Supplied information:
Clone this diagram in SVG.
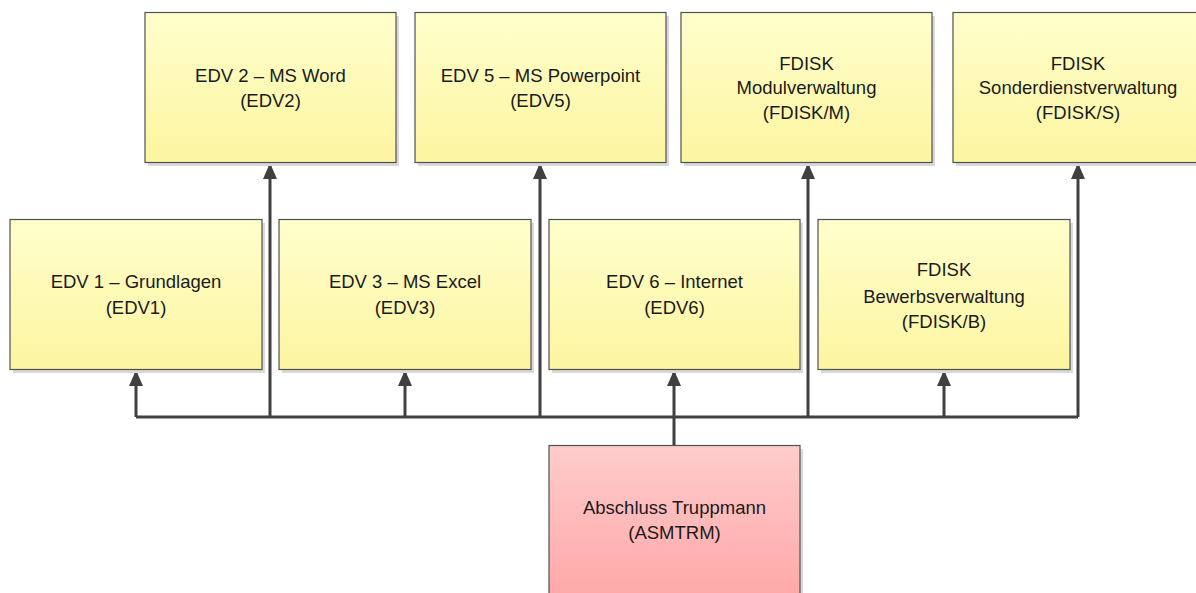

* * *

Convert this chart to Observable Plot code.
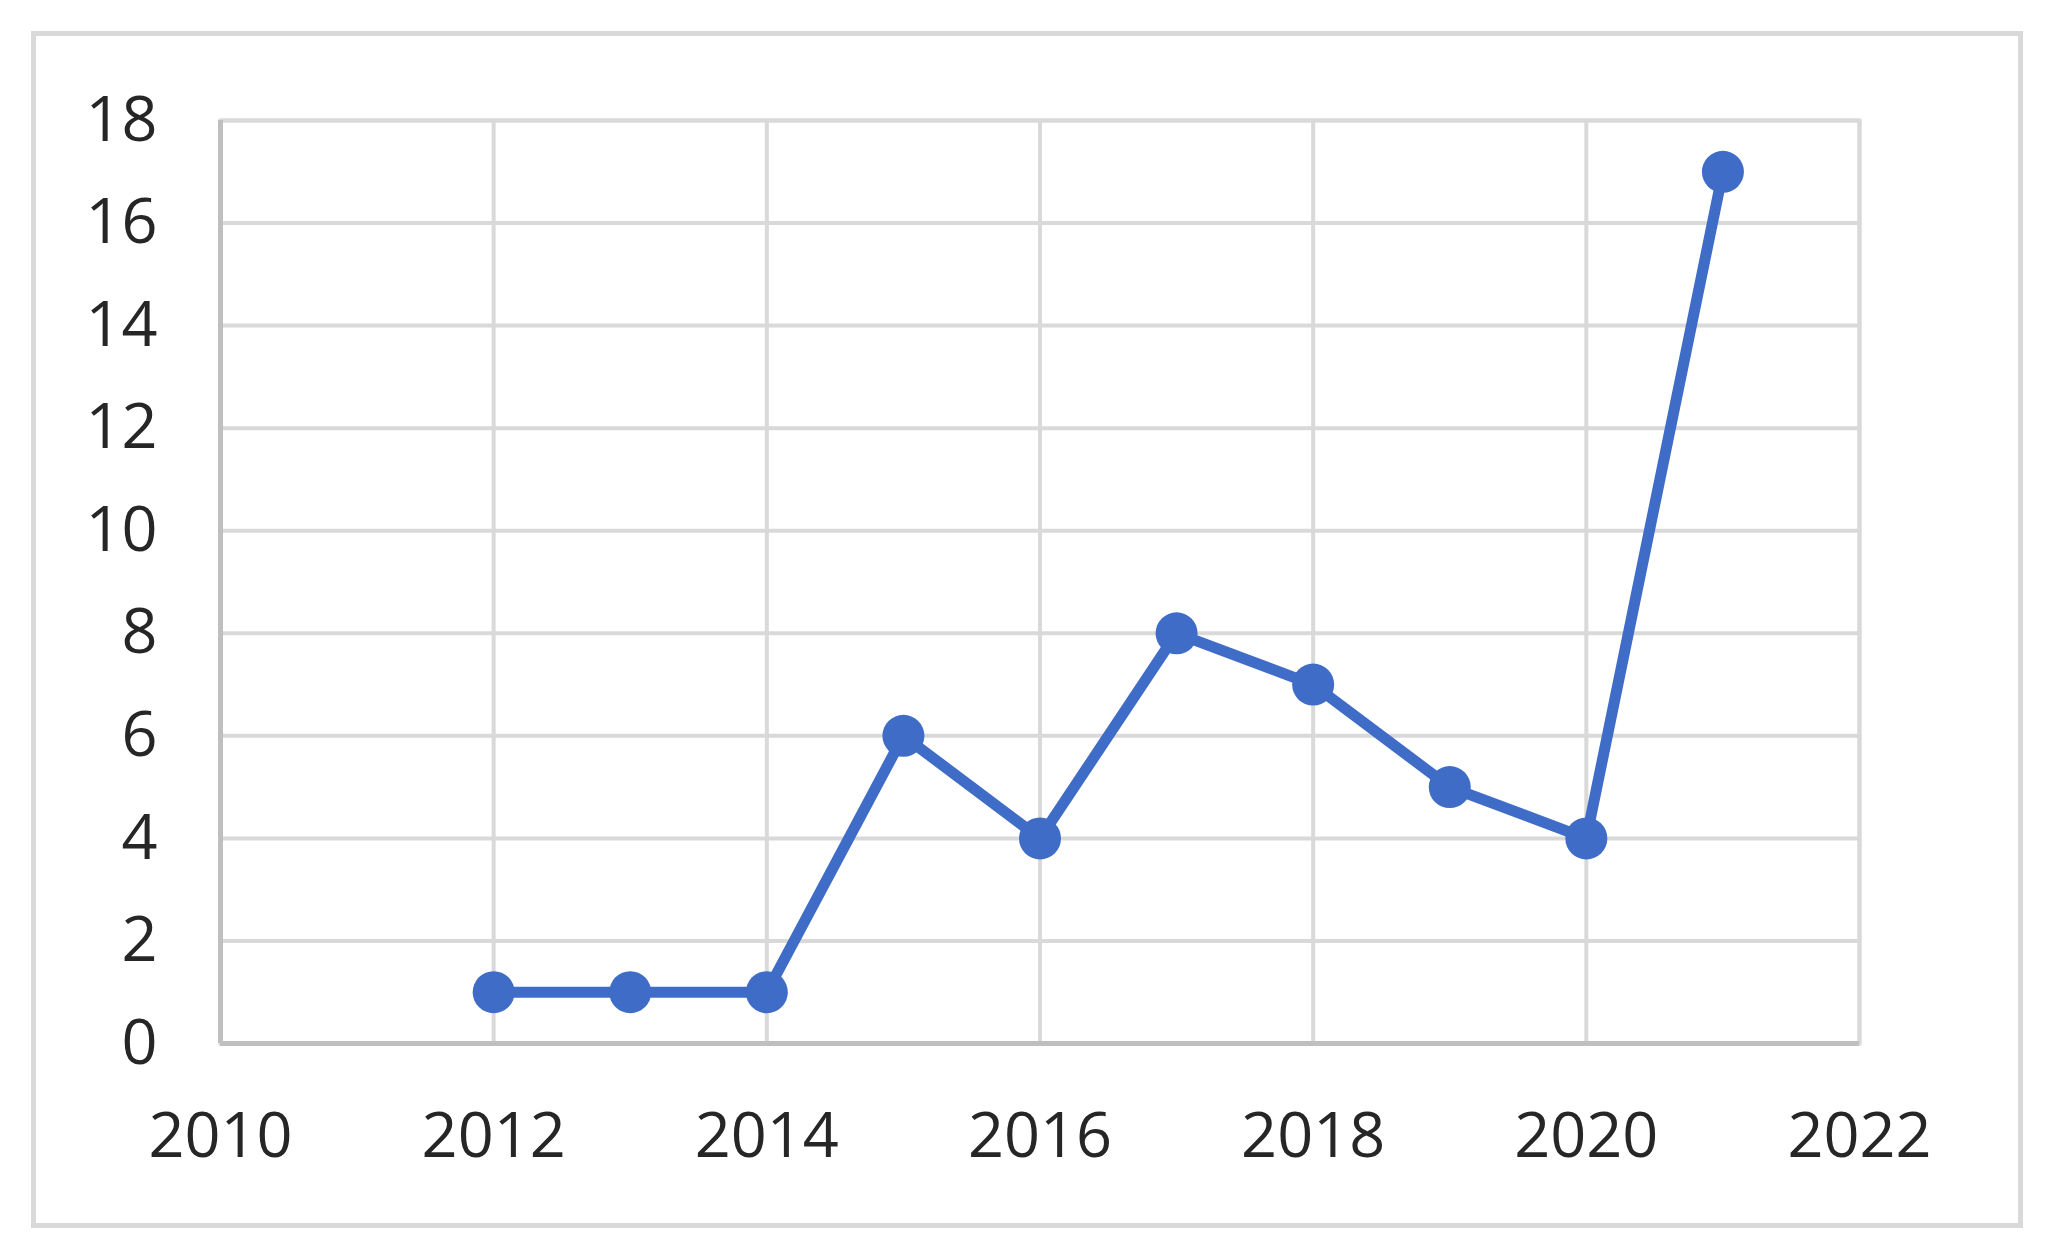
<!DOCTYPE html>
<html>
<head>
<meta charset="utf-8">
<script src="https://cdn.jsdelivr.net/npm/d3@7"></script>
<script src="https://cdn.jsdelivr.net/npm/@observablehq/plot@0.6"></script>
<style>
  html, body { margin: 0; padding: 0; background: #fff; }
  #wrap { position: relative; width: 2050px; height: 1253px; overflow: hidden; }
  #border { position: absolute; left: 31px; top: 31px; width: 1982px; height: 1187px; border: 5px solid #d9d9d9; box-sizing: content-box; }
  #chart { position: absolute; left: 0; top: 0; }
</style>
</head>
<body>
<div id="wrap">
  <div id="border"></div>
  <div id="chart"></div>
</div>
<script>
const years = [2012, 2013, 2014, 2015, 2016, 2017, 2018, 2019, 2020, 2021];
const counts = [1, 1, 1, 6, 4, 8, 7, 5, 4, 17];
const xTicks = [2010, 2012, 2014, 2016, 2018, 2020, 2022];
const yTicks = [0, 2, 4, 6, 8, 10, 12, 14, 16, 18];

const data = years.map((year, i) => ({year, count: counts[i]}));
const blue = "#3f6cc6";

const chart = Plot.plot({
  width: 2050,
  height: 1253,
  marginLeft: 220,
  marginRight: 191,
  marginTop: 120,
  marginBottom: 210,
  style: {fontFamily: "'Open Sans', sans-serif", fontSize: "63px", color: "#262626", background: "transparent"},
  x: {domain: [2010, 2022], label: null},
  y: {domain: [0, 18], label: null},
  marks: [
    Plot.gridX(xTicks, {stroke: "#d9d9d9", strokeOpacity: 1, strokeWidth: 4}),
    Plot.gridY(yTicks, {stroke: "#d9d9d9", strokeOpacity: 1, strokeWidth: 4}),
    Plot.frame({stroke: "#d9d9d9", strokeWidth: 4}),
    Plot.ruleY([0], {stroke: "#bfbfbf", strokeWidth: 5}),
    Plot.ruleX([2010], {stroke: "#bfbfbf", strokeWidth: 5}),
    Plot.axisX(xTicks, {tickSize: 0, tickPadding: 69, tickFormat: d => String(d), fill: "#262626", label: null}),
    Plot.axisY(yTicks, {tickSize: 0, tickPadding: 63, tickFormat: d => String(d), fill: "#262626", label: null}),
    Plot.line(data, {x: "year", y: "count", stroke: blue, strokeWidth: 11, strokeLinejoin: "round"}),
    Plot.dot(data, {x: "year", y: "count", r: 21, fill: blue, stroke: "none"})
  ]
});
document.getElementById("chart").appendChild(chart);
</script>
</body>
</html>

Work to do: Check every line of the entries above for the word "this" and report how many lines contain it, giving the number only.

Solution to the problem: 2